When consumers make their payments directly to the trust, the seller may, or may not, actually handle the payment.  Consumer payments may be made by a direct deposit or by checks mailed directly to the trust.  When the seller does not handle the payment, it is not clear whether the seller would be required to document such payments to the receipts journal.

Another question that comes to mind is whether the seller can use a bank transaction report to satisfy the receipts journal requirement.  Some of our bank clients include the consumer’s name when recording a deposit to their system.   However, commingled, lump sum deposits made from a clearing account would not reflect individual consumer names.  With such deposits, supporting detail might have to be provided that reflects a reconciliation of the deposit to the clearing account receipts.
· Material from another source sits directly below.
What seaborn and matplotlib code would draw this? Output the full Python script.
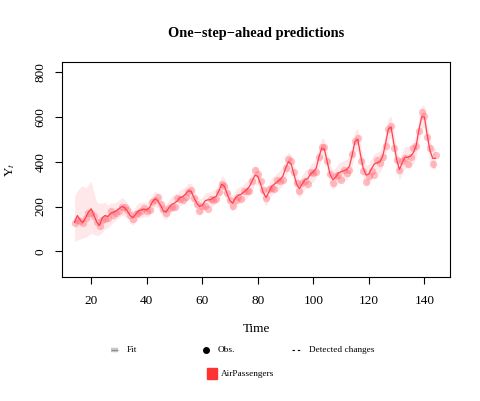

To the extent that bank generated reports are used, sellers will have to be current in their production of such reports because most banks limit the time such data is maintained on line.  The banks we work with limit the availability of such data from 18 months to 24 months.  Sellers are only audited once every 5 years, and if a seller waits until an audit is scheduled to retrieve reports, the first three or so years will not be available.

Sellers should also note that the regulation is also seeking the source of funds, i.e., whether the consumer paid by check or cash.

At one time, it was custom for preneed sellers to book consumer payments to the funeral home’s income records, and defer recognition of the income until performance of the contract.  The funeral home’s tax records would have been a source for the journals, and other records, sought by the proposed regulation.  However, the practice of booking preneed payments to income is no longer encouraged. Consequently, the proposed regulation would require the Missouri preneed seller to maintain financial records that are in addition to their tax and financial records.